Muitos portugueses perguntar-se-ão se valeu a pena tantos sacrifícios, se há justificação para tanto confronto na Administração, para tanta perda de regalias, para tanto descontentamento e mau ambiente no Estado se só com um pacote para a cortiça que deu a Sócrates dois minutos de prime time se gastou mais do que aquilo que se poupou com tanto conflito. Ficarão os cidadãos do meu bairro contentes com tanto combate à crise quando o ministro da Administração o deixou entregue aos marginais para poupar meia-dúzia de tostões com a esquadra do Rêgo? Tenho muitas dúvidas.
Há qualquer coisa de errado quando se passaram três anos a exibir o controlo das contas públicas e o rigor orçamental para agora ouvirmos Sócrates agradecer à crise o fim do rigor orçamental imposto por Bruxelas, como se a necessidade de controlar as contas públicas não fosse indispensável para resolver os problemas da nossa economia mas sim um frete que fazemos a uns tipos que estão em Bruxelas.

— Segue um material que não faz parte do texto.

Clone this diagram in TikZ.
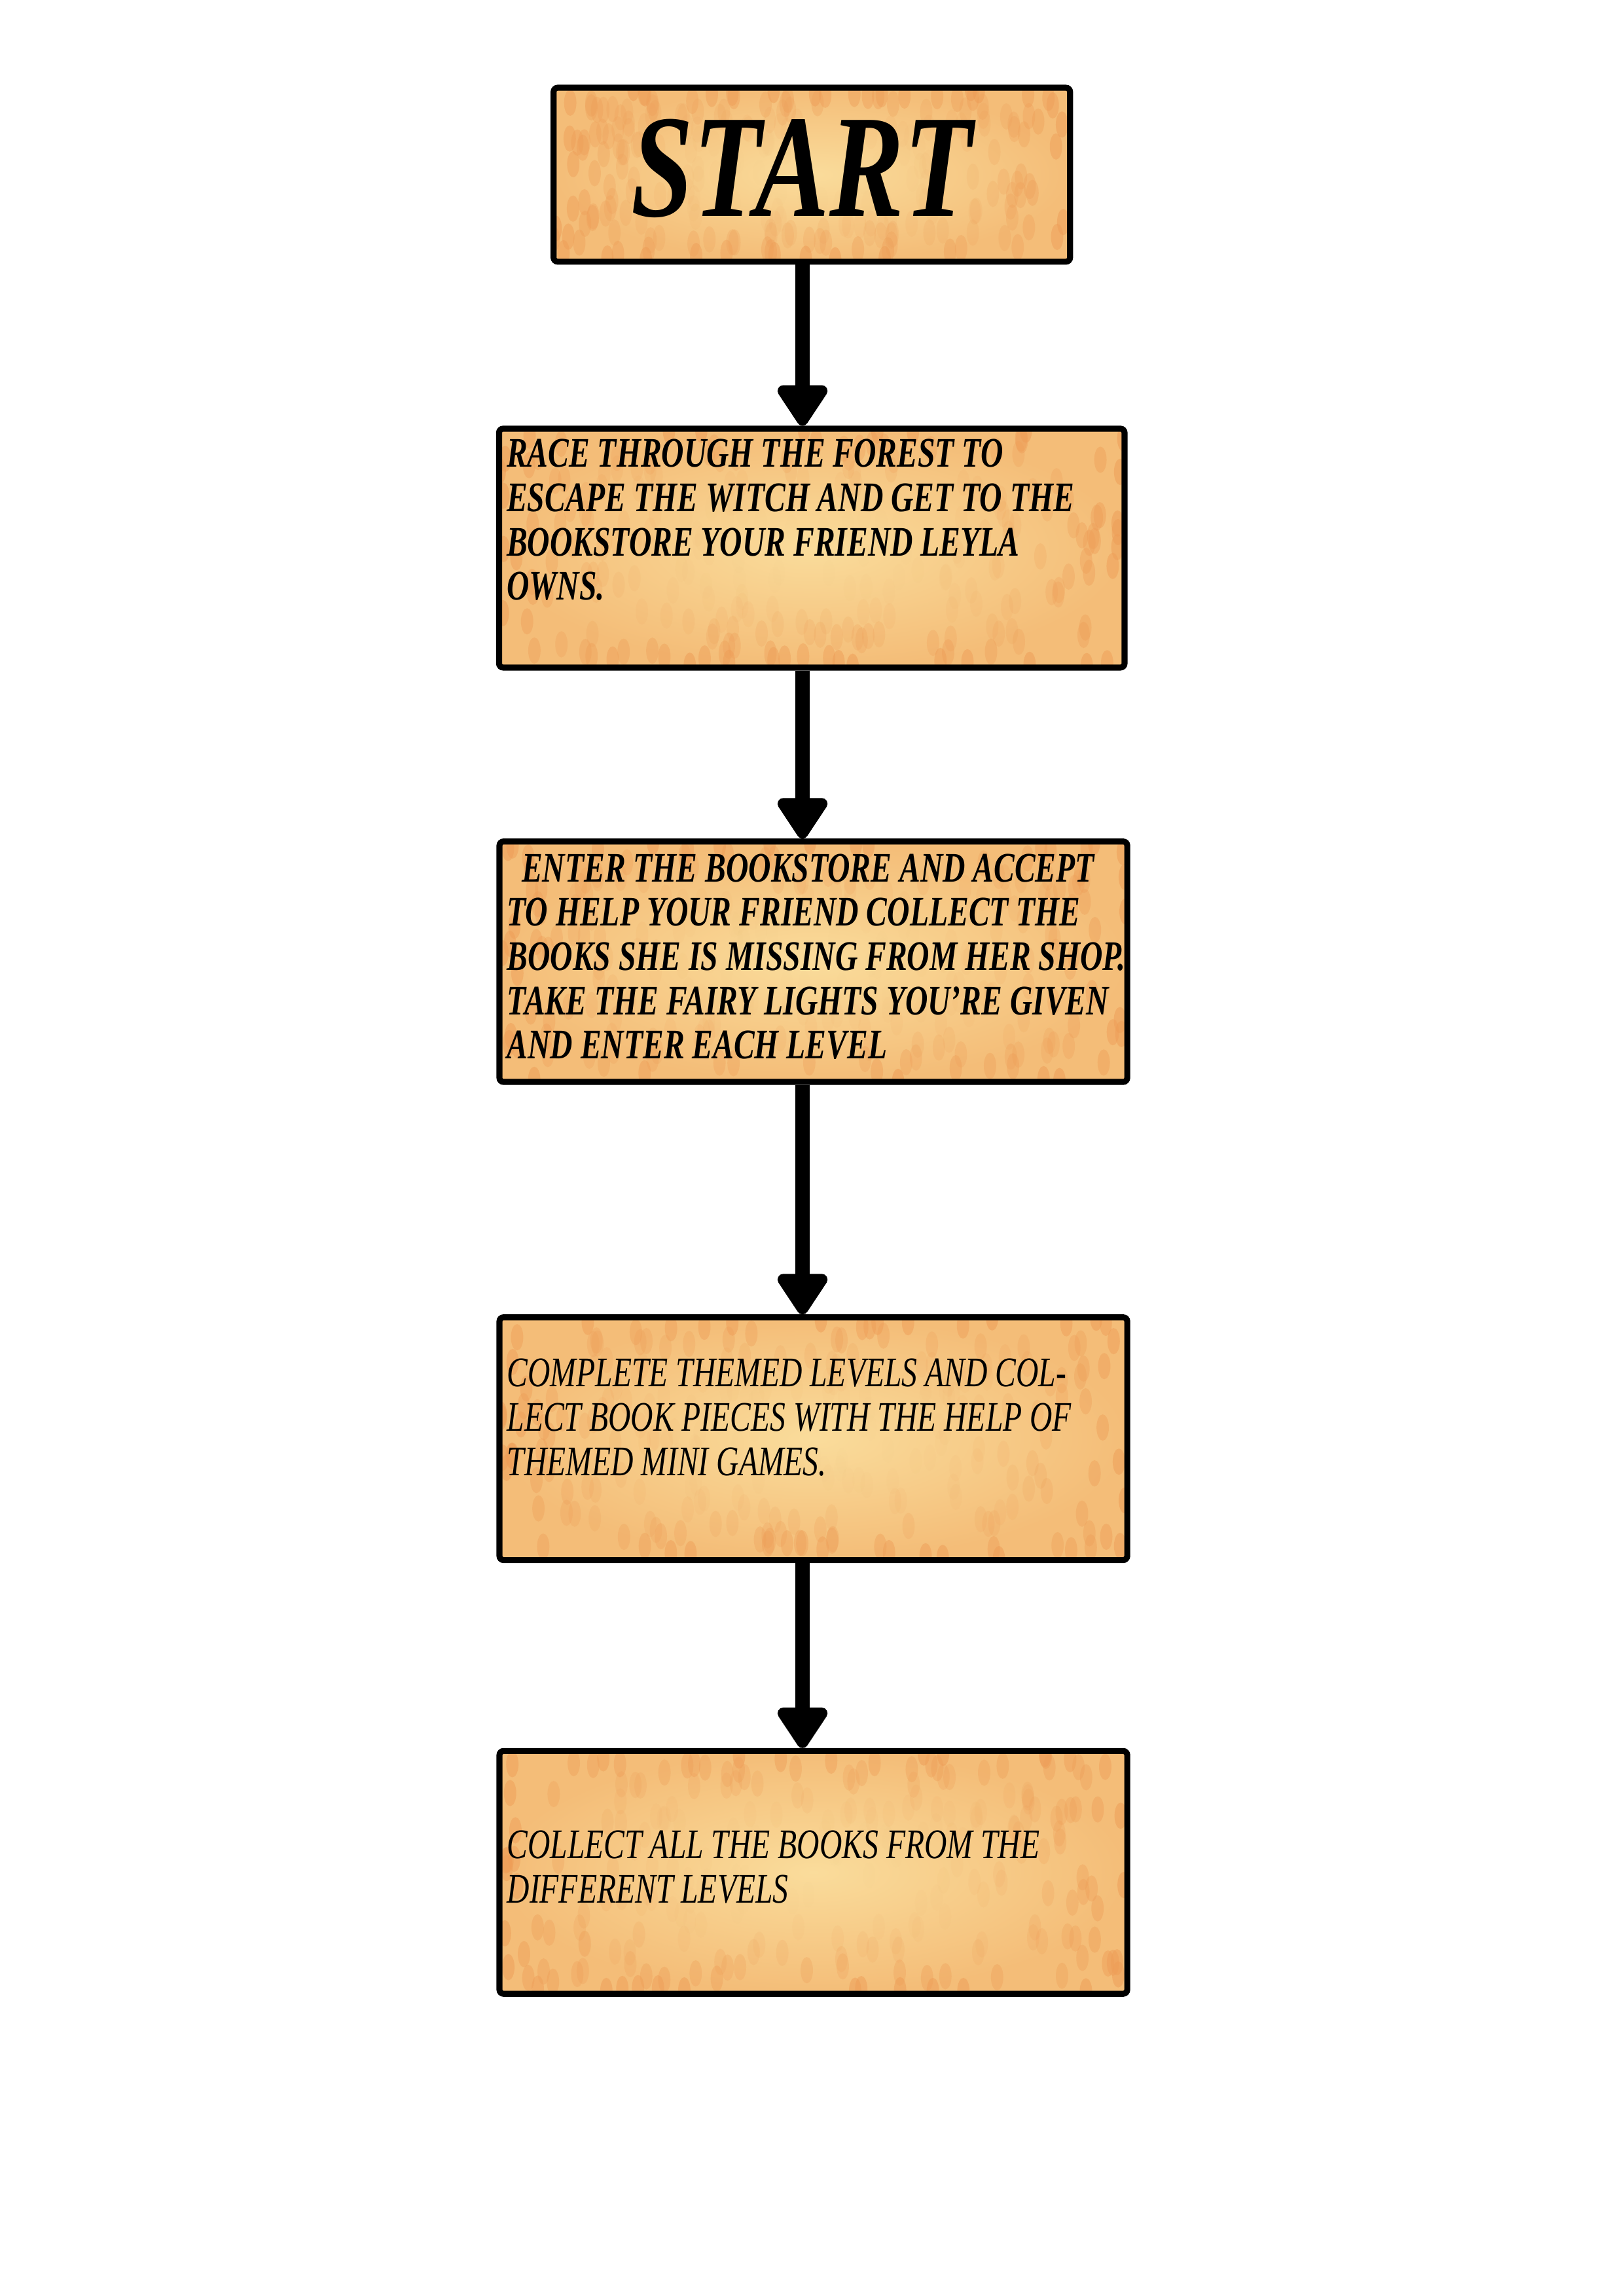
\documentclass[tikz,border=0pt]{standalone}
\usepackage{fontspec}
\usetikzlibrary{arrows.meta, positioning, calc}
\newfontfamily\cardfont{Liberation Serif}[FakeStretch=0.74]
\newfontfamily\startfont{Liberation Serif}[FakeStretch=0.76]
\definecolor{paperlight}{HTML}{FADC9B}
\definecolor{paperedge}{HTML}{F4BD78}
\definecolor{paperspot}{HTML}{EE9D57}
\pgfmathsetseed{7}

\begin{document}
\begin{tikzpicture}[
    card/.style={draw, line width=2.2pt, rounded corners=1.5pt, shade, shading=radial, inner color=paperlight, outer color=paperedge,
        minimum width=8.09cm, minimum height=3.09cm, inner sep=0pt,
        path picture={
            \foreach \k in {1,...,240}{
                \pgfmathsetmacro{\px}{rnd}
                \pgfmathsetmacro{\py}{rnd}
                \pgfmathsetmacro{\op}{0.55*max(abs(2*\px-1),abs(2*\py-1))^3}
                \fill[paperspot, opacity=\op] let \p1=(path picture bounding box.south west), \p2=(path picture bounding box.north east) in
                    ({\x1+\px*(\x2-\x1)},{\y1+\py*(\y2-\y1)}) ellipse [x radius=0.08cm, y radius=0.17cm];
            }
        }},
    txt/.style={anchor=north west, inner sep=0pt, align=left, font=\cardfont\bfseries\itshape\fontsize{15.5}{16.3}\selectfont},
    txtlight/.style={txt, font=\cardfont\itshape\fontsize{15.5}{16.3}\selectfont},
    flow/.style={-{Triangle[width=0.73cm, length=0.59cm, round]}, line width=5.4pt}
]
    \useasboundingbox (0,0) rectangle (21,-29.7);
    % boxes
    \node[card, minimum width=6.68cm, minimum height=2.25cm] (start) at (10.50,-2.26) {};
    \node[card] (race) at (10.50,-7.09) {};
    \node[card, minimum width=8.12cm, minimum height=3.11cm] (enter) at (10.52,-12.44) {};
    \node[card, minimum width=8.12cm, minimum height=3.14cm] (themed) at (10.52,-18.61) {};
    \node[card, minimum width=8.12cm, minimum height=3.14cm] (collect) at (10.52,-24.22) {};
    % texts
    \node[font=\startfont\bfseries\itshape\fontsize{54}{54}\selectfont, inner sep=0pt] (start-t) at ([shift={(-0.13,0.08)}]start.center) {START};
    \node[txt] (race-t) at ([shift={(0.13,-0.17)}]race.north west) {RACE THROUGH THE FOREST TO\\ESCAPE THE WITCH AND GET TO THE\\BOOKSTORE YOUR FRIEND LEYLA\\OWNS.};
    \node[txt] (enter-t) at ([shift={(0.13,-0.19)}]enter.north west) {\hspace{0.19cm}ENTER THE BOOKSTORE AND ACCEPT\\TO HELP YOUR FRIEND COLLECT THE\\BOOKS SHE IS MISSING FROM HER SHOP.\\TAKE THE FAIRY LIGHTS YOU’RE GIVEN\\AND ENTER EACH LEVEL};
    \node[txtlight] (themed-t) at ([shift={(0.13,-0.57)}]themed.north west) {COMPLETE THEMED LEVELS AND COL-\\LECT BOOK PIECES WITH THE HELP OF\\THEMED MINI GAMES.};
    \node[txtlight] (collect-t) at ([shift={(0.13,-1.06)}]collect.north west) {COLLECT ALL THE BOOKS FROM THE\\DIFFERENT LEVELS};
    % arrows
    \coordinate (ax) at (10.38,0);
    \draw[flow] (start.south -| ax) -- (race.north -| ax);
    \draw[flow] (race.south -| ax) -- (enter.north -| ax);
    \draw[flow] (enter.south -| ax) -- (themed.north -| ax);
    \draw[flow] (themed.south -| ax) -- (collect.north -| ax);
\end{tikzpicture}
\end{document}
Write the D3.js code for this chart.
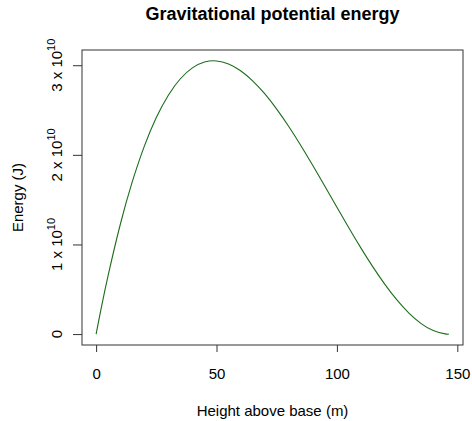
<!DOCTYPE html>
<html>
<head>
<meta charset="utf-8">
<script src="https://cdn.jsdelivr.net/npm/d3@7"></script>
<style>
  body { margin: 0; background: #fff; }
  text { font-family: "Liberation Sans", Arial, Helvetica, sans-serif; fill: #000; }
</style>
</head>
<body>
<div id="chart"></div>
<script>
// height above base (m) and energy (units of 1e10 J)
const heights = [0, 1, 2.5, 5, 10, 15, 20, 25, 30, 35, 40, 45, 50, 55, 60, 65, 70, 75,
                 80, 85, 90, 95, 100, 105, 110, 115, 120, 125, 130, 135, 140, 145, 146.5];
const energy = [0, 0.139, 0.339, 0.655, 1.220, 1.698, 2.095, 2.416, 2.665, 2.849, 2.970,
                3.035, 3.048, 3.014, 2.939, 2.826, 2.682, 2.510, 2.316, 2.105, 1.881,
                1.650, 1.416, 1.184, 0.959, 0.747, 0.552, 0.378, 0.232, 0.117, 0.039,
                0.002, 0];
const xTicks = [0, 50, 100, 150];
const yTicks = [0, 1, 2, 3];

const W = 472, H = 421;
const margin = { top: 50, right: 9, bottom: 76, left: 82 };
const width = W - margin.left - margin.right;
const height = H - margin.top - margin.bottom;

const svg = d3.select("#chart").append("svg")
    .attr("width", W)
    .attr("height", H);

const g = svg.append("g")
    .attr("transform", `translate(${margin.left},${margin.top})`);

// R-style 4% padding on both axes
const xMax = d3.max(heights), yMax = d3.max(energy);
const xScale = d3.scaleLinear()
    .domain([-0.04 * xMax, 1.04 * xMax])
    .range([0, width]);
const yScale = d3.scaleLinear()
    .domain([-0.04 * yMax, 1.04 * yMax])
    .range([height, 0]);

// --- curve ---
const data = heights.map((h, i) => ({ h, e: energy[i] }));
g.append("path")
    .datum(data)
    .attr("fill", "none")
    .attr("stroke", "#1a6e1a")
    .attr("stroke-width", 1.1)
    .attr("d", d3.line()
        .x(d => xScale(d.h))
        .y(d => yScale(d.e))
        .curve(d3.curveNatural));

// --- box ---
g.append("rect")
    .attr("x", 0).attr("y", 0)
    .attr("width", width).attr("height", height)
    .attr("fill", "none")
    .attr("stroke", "#333")
    .attr("stroke-width", 1);

// --- x axis ---
const xAxis = g.append("g")
    .attr("transform", `translate(0,${height})`)
    .call(d3.axisBottom(xScale).tickValues(xTicks).tickSize(7).tickPadding(16).tickSizeOuter(0));
xAxis.select(".domain").remove();
xAxis.selectAll(".tick line").attr("stroke", "#333");
xAxis.selectAll("text").style("font-size", "15px").attr("fill", "#000");

// --- y axis, labels as "n x 10^10" ---
const yAxis = g.append("g")
    .call(d3.axisLeft(yScale).tickValues(yTicks).tickSize(9).tickFormat("").tickSizeOuter(0));
yAxis.select(".domain").remove();
yAxis.selectAll(".tick line").attr("stroke", "#333");

yTicks.forEach(v => {
    const t = g.append("text")
        .attr("transform", `translate(-20,${yScale(v)}) rotate(-90)`)
        .attr("text-anchor", "middle")
        .style("font-size", "15px");
    if (v === 0) {
        t.text("0");
    } else {
        t.append("tspan").text(`${v} x 10`);
        t.append("tspan").attr("dy", -7).style("font-size", "11px").text("10");
    }
});

// --- titles ---
svg.append("text")
    .attr("x", margin.left + width / 2)
    .attr("y", 20)
    .attr("text-anchor", "middle")
    .style("font-size", "18px")
    .style("font-weight", "bold")
    .text("Gravitational potential energy");

svg.append("text")
    .attr("x", margin.left + width / 2)
    .attr("y", 416)
    .attr("text-anchor", "middle")
    .style("font-size", "15px")
    .text("Height above base (m)");

svg.append("text")
    .attr("transform", `translate(23,${margin.top + height / 2}) rotate(-90)`)
    .attr("text-anchor", "middle")
    .style("font-size", "15px")
    .text("Energy (J)");
</script>
</body>
</html>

Estou convencido que o rigor das contas públicas e intervenções na economia quando as mesmas fossem indispensáveis para salvar boas empresas que forma afectadas pela crise teria mais impacto eleitoral do que esta orgia orçamental. A mudança de discurso pode dar excelentes cerimónias mas muitos portugueses não vão entender como tanta miséria deu em fartura. Aumentaram-nos os impostos, cortaram-nos nas comparticipações em medicamentos, retiraram-nos direitos, tudo em nome do rigor e agora chove dinheiro.
É evidente que nem Sócrates nem Teixeira dos Santos são dados à magia, não fizeram aparecer dinheiro, a verdade é que muitas das medidas de que tanto se fala terão a maior parte do seu impacto no Orçamento de Estado de 2010. A renovação das escolas agora anunciadas é um bom exemplo disso, enquanto se fazem os projectos, se organizam os concursos e se lançam as obras passa o tempo suficiente para estarmos em 2010. E estou a ser optimista pois se o Estado pagar as contas com a pontualidade do costume uma boa parte da despesa será transferida para 2011. Isto é, a factura será transferida para o próximo ano, para 2009 fica o estímulo ao optimismo, que em termos comerciais é marketing e na política se designa por propaganda.
Sócrates poderá relançar a imagem que supõe desgastada graças aos milhões, mas perde definitivamente aquele que era o seu grande trunfo eleitoral, o rigor e a tomada de decisões difíceis mesmo que essas decisões fossem antipáticas. Ainda por cima Sócrates anda tão animado com esta fartura que corre um sério risco de negligenciar os que mais sofrem com a crise, esses não poderão apresentar projectos da indústria corticeira, não concorrerão às obras públicas, nem terão emprego porque muitos deles são velhos demais para trabalhar.